* REQUIREMENTS *
From the entries below, pull out each line where "React" appears.

* Saved data entries *
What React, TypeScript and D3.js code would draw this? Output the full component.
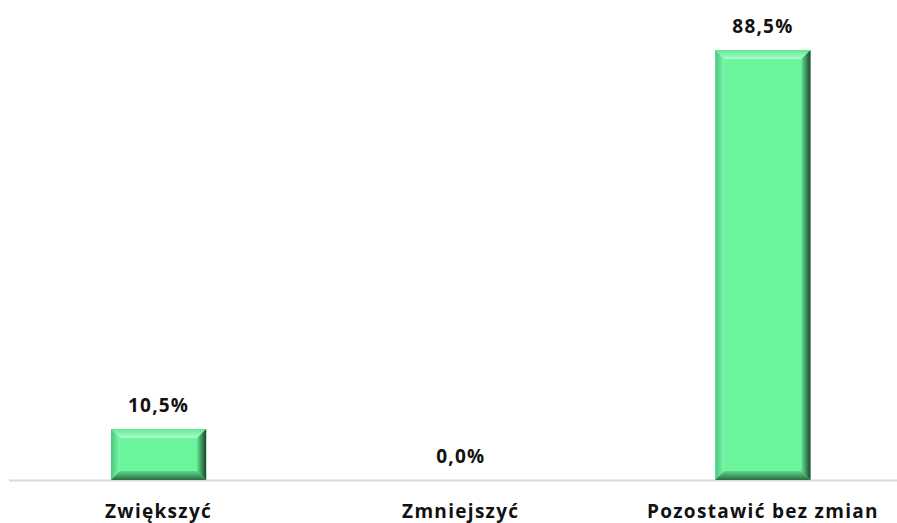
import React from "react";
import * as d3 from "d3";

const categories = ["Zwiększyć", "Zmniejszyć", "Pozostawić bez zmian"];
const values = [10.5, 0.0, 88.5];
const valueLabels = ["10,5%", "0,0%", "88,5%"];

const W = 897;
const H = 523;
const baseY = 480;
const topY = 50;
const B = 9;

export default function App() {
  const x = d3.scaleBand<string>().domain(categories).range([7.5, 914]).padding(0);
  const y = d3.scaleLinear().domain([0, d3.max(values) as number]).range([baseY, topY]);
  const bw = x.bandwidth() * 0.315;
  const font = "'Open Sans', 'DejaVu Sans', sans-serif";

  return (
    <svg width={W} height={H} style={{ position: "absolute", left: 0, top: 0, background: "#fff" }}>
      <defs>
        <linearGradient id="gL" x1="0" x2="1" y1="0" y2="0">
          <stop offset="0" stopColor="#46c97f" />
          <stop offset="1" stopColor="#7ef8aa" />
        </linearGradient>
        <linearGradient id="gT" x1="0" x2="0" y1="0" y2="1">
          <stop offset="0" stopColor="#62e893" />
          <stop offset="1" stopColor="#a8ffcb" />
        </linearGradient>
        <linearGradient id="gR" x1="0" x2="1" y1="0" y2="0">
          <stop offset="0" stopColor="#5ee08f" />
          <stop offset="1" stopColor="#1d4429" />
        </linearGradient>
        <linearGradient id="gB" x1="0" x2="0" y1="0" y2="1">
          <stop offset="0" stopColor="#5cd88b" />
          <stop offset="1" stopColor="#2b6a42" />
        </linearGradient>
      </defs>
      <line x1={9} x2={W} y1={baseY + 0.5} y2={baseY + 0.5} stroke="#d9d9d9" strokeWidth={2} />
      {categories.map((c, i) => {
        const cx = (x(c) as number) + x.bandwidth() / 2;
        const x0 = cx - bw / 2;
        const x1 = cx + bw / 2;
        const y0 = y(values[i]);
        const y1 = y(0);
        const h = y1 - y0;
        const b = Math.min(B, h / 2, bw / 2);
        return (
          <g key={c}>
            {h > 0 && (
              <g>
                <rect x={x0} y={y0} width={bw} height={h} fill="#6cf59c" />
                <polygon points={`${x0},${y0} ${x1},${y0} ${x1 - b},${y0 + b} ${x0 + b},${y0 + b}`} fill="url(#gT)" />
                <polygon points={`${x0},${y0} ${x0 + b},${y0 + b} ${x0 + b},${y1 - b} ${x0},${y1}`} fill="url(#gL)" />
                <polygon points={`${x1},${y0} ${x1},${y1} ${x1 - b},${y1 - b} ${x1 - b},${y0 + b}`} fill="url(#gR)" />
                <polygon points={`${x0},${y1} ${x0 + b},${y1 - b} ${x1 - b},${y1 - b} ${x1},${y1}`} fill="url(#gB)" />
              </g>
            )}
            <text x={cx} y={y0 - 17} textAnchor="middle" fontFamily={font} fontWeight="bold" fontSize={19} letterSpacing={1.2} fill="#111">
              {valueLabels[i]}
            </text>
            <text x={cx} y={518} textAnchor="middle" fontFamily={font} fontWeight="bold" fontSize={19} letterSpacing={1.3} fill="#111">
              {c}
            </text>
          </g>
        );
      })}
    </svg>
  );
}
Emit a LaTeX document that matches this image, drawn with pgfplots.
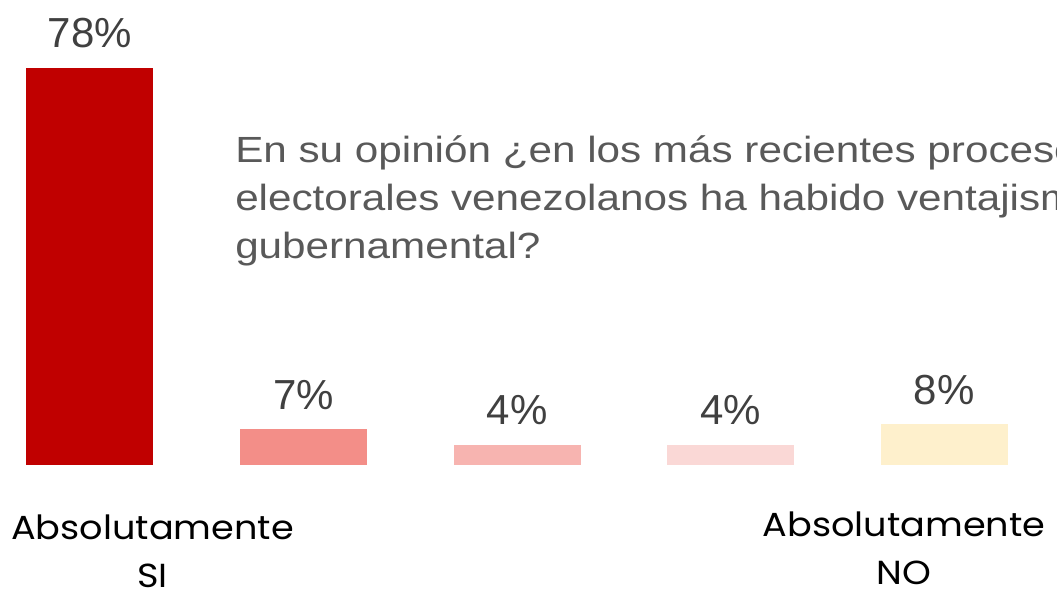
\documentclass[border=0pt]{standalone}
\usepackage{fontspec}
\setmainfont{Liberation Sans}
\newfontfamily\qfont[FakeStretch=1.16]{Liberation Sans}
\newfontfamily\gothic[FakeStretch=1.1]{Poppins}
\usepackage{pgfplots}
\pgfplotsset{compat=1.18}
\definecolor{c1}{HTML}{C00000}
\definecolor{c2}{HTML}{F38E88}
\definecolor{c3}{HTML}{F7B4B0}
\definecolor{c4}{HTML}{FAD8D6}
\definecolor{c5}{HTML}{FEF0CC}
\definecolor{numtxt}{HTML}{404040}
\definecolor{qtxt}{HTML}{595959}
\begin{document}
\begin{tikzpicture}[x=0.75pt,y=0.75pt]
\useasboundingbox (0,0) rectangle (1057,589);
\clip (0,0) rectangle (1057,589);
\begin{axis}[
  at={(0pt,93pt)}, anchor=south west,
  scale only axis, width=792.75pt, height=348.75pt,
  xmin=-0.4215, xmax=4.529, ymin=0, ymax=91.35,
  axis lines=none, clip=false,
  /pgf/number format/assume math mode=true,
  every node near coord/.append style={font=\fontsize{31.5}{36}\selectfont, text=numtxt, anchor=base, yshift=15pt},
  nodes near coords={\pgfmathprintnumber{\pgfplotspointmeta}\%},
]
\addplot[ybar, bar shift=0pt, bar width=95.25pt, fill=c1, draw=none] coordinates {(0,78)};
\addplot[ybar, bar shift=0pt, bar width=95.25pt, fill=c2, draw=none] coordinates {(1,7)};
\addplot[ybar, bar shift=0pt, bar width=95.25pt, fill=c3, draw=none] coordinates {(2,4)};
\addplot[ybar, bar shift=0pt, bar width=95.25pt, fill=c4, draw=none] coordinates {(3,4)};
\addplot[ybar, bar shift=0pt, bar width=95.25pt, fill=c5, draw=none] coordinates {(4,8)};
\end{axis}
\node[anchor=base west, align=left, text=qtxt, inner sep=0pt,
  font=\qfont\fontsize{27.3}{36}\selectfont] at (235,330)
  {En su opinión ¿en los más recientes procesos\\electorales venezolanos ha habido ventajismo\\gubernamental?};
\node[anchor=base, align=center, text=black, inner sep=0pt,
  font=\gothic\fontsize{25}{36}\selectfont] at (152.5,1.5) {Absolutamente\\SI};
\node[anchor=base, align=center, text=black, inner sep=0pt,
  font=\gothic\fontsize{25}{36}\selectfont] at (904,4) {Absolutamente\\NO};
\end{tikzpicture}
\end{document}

* FINAL RESULT *
What React, TypeScript and D3.js code would draw this? Output the full component.
import React from "react";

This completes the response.